#### [EXERCISE PROMPT]
Work out how many lines hold the string "chart". Give that number and nothing more.

#### [DATA PROVIDED]
####
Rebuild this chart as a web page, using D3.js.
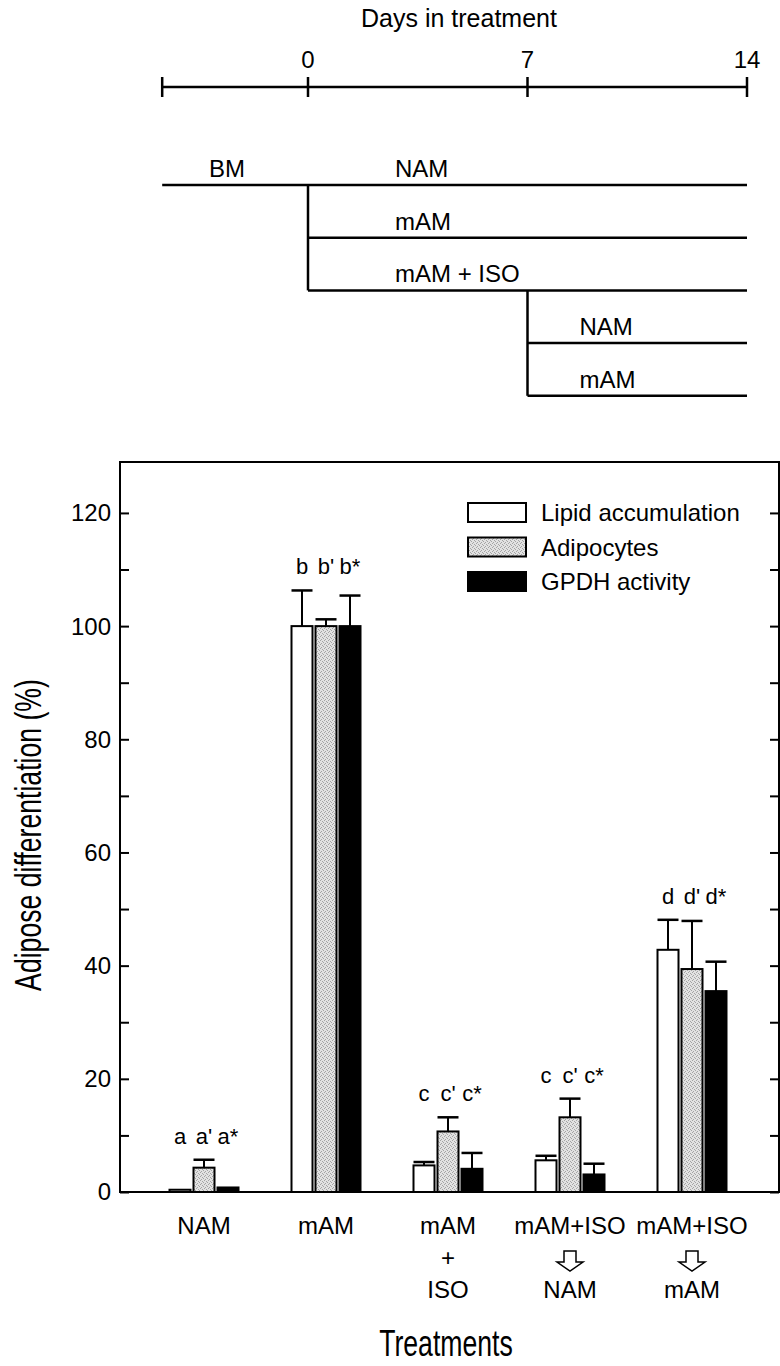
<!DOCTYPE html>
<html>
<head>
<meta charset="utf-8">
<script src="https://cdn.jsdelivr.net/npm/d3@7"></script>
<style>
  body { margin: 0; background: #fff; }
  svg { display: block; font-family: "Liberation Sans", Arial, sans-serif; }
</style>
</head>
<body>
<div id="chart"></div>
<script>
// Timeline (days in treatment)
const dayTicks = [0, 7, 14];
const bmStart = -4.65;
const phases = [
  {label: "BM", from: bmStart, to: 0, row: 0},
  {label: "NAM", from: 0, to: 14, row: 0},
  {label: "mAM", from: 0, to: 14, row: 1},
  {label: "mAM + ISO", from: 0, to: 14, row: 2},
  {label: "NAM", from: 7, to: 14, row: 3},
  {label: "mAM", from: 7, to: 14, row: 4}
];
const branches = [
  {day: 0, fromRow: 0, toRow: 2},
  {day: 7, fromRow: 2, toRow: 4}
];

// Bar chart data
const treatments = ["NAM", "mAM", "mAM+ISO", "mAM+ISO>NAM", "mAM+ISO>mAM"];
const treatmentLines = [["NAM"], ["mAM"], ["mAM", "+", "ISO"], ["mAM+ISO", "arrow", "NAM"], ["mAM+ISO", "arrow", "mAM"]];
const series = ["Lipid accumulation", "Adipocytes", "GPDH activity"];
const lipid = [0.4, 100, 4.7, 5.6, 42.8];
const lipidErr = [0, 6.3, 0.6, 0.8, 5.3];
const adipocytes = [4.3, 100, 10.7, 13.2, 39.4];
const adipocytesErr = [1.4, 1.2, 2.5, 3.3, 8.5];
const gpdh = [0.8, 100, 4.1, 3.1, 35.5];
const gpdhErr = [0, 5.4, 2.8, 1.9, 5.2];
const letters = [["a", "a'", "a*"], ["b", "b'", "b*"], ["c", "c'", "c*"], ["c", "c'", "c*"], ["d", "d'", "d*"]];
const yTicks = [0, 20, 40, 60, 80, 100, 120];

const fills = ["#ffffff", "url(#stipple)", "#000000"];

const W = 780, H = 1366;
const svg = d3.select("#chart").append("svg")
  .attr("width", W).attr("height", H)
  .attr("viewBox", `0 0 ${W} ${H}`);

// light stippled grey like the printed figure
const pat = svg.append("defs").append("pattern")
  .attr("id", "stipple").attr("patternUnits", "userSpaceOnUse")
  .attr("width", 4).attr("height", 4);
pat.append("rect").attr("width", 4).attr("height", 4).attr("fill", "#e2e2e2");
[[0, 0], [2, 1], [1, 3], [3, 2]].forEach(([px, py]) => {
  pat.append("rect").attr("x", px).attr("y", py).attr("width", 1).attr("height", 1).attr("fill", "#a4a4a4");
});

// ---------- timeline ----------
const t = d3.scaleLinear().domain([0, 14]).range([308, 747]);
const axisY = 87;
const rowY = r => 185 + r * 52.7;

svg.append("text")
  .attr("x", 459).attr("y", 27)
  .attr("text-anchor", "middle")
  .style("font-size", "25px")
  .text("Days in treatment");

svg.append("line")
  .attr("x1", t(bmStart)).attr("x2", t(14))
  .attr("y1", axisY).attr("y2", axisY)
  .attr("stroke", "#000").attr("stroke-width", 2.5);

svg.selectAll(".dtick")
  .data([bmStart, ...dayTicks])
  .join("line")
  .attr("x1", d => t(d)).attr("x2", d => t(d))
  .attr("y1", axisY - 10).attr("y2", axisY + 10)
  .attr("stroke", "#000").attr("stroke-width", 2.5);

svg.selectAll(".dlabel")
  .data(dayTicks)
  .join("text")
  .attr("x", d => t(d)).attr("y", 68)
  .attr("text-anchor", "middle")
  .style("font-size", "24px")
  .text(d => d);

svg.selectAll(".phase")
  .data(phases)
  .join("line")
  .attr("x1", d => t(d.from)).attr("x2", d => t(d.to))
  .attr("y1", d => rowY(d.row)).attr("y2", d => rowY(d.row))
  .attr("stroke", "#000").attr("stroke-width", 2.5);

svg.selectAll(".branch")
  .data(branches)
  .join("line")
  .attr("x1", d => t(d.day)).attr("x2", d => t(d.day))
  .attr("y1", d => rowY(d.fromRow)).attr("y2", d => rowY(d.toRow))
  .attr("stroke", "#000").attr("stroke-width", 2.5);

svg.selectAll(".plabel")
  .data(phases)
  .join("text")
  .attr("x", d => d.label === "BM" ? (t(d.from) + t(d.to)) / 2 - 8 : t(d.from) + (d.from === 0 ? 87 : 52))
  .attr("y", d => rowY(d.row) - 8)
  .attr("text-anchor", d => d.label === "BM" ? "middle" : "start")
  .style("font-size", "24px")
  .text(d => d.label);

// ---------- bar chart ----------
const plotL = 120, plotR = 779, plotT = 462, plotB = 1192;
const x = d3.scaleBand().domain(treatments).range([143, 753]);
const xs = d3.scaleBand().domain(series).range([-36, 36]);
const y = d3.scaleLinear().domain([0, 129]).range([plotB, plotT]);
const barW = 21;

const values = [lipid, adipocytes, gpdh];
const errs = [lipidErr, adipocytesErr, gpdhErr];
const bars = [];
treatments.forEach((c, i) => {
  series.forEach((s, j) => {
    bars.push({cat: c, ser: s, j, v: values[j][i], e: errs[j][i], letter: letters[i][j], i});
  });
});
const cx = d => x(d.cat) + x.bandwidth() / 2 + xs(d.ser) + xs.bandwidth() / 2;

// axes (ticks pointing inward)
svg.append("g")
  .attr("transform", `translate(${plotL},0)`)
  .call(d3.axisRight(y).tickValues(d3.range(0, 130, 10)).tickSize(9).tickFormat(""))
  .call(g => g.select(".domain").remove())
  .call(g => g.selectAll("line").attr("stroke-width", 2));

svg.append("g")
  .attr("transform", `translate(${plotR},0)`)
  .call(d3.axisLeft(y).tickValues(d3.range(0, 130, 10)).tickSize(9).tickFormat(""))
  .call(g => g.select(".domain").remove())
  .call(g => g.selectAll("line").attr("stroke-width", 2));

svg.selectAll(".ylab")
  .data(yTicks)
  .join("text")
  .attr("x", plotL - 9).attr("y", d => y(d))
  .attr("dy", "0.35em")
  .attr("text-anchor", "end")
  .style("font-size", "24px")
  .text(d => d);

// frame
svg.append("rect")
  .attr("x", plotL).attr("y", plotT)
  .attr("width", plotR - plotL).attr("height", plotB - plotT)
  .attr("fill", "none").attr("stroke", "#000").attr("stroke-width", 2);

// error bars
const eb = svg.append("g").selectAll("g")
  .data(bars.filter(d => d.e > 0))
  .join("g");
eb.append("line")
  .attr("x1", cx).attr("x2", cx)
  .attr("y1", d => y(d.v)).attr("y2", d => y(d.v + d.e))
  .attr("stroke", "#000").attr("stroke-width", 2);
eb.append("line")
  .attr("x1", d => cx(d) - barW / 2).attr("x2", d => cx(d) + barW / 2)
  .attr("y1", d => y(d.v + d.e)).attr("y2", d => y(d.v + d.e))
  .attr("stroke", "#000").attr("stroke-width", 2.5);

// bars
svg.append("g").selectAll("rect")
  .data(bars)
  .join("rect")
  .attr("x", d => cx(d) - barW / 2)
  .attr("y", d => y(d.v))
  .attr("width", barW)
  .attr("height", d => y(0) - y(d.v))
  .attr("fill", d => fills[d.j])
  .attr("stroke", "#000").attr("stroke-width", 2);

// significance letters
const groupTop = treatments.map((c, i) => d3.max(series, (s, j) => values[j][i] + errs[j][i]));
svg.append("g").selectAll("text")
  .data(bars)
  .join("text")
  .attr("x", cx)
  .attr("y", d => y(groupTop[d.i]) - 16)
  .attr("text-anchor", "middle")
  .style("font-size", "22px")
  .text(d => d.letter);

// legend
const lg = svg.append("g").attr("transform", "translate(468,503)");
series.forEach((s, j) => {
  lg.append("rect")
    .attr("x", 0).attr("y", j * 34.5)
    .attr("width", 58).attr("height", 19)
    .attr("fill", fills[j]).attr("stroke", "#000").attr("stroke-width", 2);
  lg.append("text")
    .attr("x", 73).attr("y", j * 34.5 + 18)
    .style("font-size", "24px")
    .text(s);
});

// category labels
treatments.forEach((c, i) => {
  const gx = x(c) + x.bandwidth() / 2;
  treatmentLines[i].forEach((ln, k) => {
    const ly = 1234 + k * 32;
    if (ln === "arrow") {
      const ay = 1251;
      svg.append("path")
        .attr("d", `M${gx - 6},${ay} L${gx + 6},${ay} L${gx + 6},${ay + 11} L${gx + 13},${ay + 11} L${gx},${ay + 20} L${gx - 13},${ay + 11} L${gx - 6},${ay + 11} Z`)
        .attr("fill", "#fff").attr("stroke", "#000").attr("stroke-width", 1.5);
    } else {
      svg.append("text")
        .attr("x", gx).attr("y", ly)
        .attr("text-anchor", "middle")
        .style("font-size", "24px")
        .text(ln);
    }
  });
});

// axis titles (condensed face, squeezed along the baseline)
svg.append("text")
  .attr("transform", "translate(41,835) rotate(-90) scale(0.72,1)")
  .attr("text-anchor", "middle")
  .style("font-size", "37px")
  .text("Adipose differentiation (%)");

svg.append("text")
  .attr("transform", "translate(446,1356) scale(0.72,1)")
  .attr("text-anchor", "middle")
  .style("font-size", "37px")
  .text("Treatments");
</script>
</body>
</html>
####
#### [ANSWER FOR THIS EXERCISE]
5